[Begin]

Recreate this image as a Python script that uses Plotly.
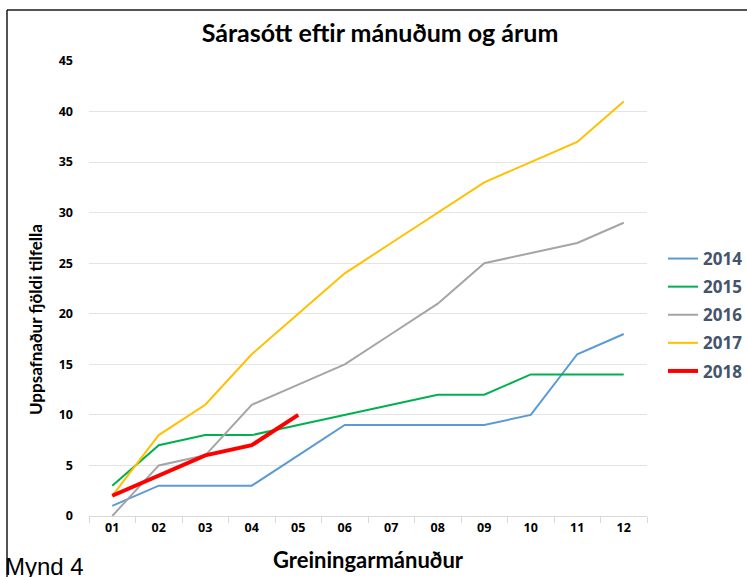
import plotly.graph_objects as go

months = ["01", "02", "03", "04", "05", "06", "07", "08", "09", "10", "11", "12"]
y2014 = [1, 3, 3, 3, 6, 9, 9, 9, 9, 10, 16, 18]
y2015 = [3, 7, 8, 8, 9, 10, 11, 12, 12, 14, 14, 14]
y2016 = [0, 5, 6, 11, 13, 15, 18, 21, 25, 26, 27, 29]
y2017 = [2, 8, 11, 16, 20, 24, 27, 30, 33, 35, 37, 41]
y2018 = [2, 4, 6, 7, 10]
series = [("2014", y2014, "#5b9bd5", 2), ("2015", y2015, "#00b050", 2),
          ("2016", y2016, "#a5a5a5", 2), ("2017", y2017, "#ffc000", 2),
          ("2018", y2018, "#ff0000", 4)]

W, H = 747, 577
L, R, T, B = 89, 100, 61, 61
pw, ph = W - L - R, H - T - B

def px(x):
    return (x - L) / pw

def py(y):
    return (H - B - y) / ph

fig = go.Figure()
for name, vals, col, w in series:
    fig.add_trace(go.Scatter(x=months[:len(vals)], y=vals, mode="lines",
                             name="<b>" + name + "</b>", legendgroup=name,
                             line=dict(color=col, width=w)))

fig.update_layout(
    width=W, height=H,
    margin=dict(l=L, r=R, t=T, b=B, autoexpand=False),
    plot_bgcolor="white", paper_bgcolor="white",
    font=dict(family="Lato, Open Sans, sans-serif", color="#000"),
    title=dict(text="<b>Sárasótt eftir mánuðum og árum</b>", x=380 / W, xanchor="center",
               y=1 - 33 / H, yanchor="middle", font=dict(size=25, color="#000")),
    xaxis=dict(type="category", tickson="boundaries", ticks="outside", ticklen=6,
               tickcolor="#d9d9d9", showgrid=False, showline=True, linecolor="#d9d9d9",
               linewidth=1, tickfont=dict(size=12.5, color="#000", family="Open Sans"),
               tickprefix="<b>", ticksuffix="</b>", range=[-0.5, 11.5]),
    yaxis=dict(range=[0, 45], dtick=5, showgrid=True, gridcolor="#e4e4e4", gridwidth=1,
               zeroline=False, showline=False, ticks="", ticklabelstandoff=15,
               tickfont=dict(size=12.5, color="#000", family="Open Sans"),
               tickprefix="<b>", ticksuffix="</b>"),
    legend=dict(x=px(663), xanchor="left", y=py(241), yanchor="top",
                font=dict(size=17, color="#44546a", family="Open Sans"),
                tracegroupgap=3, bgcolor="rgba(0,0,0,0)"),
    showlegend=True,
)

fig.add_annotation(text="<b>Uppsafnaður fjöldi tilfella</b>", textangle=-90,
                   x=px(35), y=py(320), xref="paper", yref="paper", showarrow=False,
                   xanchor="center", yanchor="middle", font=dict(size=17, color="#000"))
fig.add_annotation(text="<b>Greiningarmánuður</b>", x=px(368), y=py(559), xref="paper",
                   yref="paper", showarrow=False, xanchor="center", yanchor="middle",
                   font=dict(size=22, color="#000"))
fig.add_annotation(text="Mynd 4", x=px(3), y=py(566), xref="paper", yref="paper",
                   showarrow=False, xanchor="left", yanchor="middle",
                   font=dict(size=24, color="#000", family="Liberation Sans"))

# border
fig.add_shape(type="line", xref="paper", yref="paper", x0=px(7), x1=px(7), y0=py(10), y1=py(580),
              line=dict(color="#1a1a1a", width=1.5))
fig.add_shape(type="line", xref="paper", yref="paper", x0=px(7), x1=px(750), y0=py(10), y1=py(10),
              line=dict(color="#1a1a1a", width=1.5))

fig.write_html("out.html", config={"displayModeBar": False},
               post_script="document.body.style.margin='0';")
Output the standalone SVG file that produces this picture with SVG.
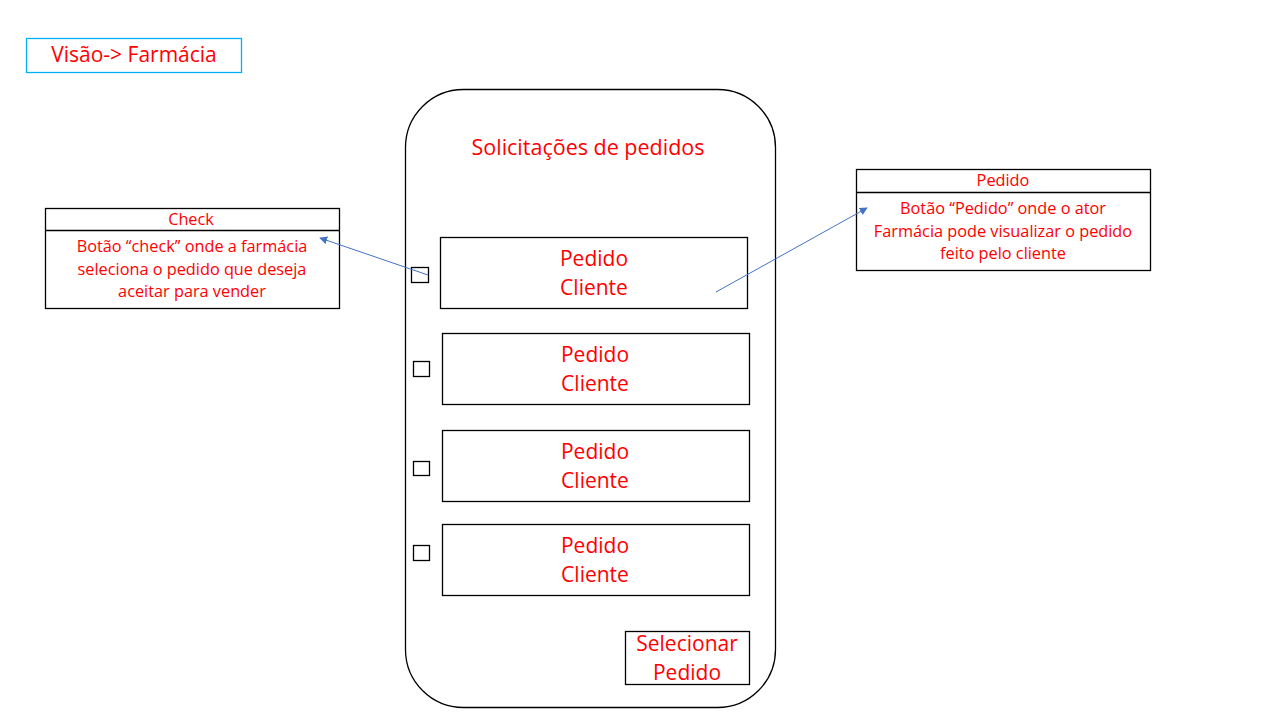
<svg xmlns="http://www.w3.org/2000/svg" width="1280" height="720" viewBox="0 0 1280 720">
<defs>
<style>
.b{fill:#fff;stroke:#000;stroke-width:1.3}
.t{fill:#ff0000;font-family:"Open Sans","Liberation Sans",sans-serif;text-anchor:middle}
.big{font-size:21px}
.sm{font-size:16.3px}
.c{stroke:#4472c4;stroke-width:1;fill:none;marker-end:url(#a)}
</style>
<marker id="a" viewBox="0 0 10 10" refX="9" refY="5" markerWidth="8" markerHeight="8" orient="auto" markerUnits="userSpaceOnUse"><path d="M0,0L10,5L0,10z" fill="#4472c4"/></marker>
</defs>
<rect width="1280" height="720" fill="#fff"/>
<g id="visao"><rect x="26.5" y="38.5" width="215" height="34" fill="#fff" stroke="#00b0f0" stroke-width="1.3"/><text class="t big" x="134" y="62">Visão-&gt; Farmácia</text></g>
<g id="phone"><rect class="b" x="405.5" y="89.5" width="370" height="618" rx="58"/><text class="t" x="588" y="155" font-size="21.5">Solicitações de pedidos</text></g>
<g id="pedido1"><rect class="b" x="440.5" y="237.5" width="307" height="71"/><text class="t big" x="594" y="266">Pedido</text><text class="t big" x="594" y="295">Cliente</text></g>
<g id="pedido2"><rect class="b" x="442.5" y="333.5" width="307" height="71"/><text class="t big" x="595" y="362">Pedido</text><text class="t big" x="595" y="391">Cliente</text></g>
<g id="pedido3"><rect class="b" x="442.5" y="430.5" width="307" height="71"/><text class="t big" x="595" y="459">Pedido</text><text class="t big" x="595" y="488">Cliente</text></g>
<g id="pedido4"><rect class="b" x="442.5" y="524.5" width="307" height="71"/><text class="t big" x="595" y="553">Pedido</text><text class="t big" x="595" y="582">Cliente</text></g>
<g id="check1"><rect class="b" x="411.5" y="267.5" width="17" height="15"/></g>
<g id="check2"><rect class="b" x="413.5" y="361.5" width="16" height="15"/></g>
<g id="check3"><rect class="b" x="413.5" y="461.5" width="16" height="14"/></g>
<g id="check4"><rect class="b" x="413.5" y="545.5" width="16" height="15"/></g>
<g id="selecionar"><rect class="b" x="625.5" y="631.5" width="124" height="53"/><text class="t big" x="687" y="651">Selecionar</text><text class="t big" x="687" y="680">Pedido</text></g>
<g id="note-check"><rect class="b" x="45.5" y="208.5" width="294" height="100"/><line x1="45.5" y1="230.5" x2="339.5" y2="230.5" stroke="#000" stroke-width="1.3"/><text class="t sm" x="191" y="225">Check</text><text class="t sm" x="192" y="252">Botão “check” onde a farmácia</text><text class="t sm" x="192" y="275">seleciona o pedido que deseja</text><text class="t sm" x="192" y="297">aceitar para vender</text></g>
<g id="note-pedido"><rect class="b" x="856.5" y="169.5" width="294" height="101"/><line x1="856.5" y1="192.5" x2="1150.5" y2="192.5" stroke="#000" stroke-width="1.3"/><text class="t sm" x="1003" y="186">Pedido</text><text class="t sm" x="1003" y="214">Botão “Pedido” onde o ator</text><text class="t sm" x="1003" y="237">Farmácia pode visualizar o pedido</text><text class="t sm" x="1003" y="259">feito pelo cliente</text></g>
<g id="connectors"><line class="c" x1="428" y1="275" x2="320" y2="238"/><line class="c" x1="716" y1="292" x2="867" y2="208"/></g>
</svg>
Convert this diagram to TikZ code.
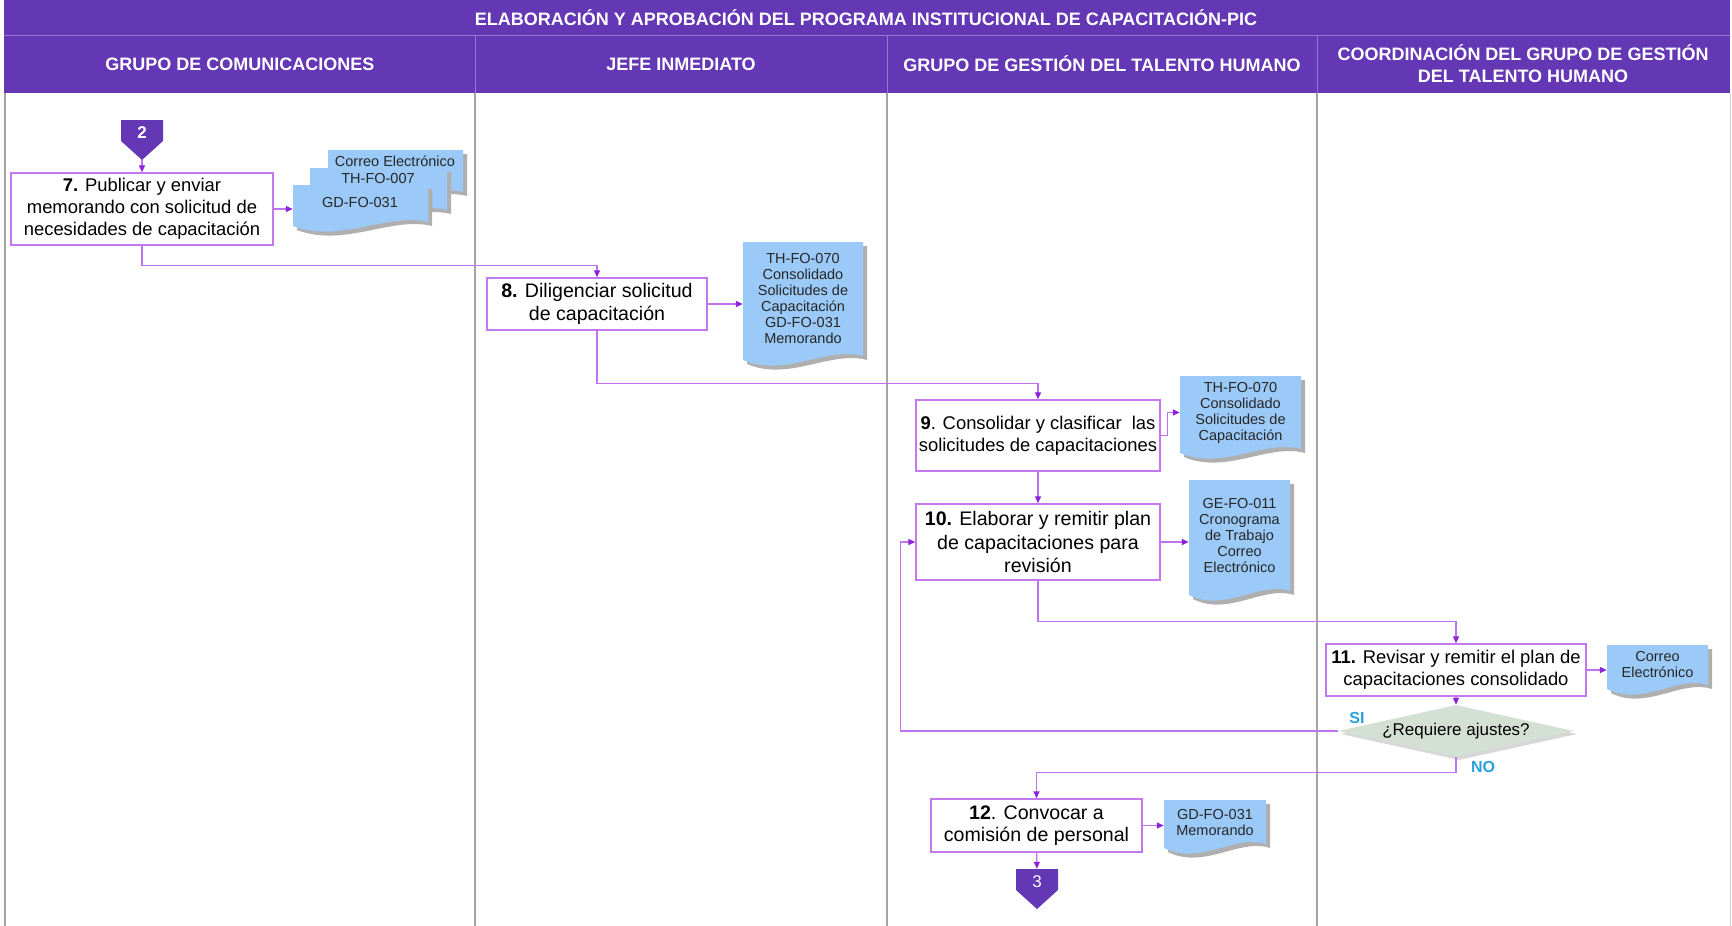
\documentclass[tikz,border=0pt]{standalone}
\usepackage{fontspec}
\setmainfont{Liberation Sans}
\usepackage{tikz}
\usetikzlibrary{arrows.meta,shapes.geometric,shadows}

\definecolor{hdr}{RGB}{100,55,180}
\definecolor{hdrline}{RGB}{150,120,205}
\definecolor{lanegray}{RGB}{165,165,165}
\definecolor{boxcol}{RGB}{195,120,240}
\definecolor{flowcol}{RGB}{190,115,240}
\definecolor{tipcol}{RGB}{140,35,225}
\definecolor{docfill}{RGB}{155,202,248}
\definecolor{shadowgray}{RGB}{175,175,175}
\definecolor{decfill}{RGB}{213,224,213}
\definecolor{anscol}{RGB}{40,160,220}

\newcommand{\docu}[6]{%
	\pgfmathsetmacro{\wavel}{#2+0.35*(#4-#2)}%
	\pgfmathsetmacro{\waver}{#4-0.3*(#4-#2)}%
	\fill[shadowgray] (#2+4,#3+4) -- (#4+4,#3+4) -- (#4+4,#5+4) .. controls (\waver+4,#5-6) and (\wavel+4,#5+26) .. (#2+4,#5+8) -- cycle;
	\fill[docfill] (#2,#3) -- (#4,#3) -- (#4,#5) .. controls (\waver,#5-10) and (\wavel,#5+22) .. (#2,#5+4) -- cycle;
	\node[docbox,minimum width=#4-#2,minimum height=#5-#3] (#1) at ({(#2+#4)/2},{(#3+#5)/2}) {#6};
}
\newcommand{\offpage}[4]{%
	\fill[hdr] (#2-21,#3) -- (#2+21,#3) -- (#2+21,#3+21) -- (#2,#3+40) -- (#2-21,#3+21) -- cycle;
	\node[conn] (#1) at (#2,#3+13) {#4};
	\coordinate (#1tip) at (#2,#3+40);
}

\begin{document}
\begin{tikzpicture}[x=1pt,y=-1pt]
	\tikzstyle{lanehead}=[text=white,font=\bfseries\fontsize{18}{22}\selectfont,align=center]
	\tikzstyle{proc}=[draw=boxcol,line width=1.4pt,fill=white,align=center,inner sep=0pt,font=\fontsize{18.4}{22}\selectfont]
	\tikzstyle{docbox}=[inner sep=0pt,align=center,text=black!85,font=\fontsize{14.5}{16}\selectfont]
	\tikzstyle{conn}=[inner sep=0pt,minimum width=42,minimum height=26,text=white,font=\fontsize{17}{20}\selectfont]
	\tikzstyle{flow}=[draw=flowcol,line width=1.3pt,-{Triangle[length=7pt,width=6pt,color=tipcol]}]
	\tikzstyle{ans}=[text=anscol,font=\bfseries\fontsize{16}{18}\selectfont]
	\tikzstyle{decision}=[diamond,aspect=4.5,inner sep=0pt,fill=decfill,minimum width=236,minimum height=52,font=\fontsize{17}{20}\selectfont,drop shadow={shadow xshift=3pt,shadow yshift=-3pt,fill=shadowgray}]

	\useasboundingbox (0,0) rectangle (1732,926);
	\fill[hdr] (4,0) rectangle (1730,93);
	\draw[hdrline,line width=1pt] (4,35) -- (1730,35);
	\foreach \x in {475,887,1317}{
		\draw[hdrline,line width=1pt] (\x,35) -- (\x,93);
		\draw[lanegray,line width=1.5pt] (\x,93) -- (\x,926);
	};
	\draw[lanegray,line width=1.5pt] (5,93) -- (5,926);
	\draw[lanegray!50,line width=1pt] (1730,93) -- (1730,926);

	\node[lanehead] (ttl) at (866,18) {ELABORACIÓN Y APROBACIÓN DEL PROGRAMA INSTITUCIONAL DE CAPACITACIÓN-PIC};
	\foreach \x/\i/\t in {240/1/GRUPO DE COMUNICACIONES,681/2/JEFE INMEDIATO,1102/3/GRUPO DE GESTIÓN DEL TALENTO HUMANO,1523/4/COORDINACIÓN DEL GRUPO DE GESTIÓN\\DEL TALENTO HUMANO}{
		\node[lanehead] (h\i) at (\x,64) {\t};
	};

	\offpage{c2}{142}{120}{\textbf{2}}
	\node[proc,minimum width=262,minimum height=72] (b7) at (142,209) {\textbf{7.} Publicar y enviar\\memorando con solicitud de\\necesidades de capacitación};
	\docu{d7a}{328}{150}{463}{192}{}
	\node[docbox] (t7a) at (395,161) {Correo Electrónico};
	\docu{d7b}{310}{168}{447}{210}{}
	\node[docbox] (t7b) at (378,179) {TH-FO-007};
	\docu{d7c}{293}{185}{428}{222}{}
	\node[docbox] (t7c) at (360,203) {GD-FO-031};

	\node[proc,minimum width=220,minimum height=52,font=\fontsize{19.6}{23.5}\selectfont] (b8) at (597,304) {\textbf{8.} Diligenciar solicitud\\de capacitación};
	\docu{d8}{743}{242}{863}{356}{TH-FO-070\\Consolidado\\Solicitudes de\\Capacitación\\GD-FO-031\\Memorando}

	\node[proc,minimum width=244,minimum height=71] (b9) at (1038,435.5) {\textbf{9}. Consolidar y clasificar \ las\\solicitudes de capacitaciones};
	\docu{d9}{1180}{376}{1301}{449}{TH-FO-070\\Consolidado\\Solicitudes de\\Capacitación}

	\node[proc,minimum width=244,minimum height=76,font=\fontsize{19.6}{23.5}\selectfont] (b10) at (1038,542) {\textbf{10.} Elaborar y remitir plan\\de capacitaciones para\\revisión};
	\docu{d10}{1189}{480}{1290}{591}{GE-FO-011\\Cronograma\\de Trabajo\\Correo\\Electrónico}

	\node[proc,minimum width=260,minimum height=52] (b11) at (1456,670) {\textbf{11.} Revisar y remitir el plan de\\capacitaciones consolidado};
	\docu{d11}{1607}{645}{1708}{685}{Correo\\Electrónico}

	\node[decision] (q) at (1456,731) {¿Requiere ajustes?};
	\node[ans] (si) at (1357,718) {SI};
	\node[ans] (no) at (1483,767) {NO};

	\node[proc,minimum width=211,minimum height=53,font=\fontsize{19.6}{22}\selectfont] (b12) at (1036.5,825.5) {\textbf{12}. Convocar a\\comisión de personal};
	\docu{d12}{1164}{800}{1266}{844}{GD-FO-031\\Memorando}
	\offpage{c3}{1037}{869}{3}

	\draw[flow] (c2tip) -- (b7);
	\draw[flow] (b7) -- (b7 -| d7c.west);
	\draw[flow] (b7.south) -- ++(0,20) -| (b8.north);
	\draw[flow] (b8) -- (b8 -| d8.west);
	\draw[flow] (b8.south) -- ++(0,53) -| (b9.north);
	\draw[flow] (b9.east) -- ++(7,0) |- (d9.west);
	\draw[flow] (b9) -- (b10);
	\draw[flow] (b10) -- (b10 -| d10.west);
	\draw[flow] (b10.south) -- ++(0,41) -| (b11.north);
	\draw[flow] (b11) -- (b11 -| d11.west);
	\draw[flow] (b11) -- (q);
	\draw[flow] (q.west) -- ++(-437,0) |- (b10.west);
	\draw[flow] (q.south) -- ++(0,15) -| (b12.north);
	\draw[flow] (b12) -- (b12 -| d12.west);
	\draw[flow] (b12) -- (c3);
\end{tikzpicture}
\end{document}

[End]

WHAT THE TASK REQUIRES: Leave the pictures out and please restate exactly the lines running from the start of the material through the one with "import plotly.graph_objects as go".

SOLUTION TO THE PROBLEM:
Recreate this image as a Python script that uses Plotly.
import plotly.graph_objects as go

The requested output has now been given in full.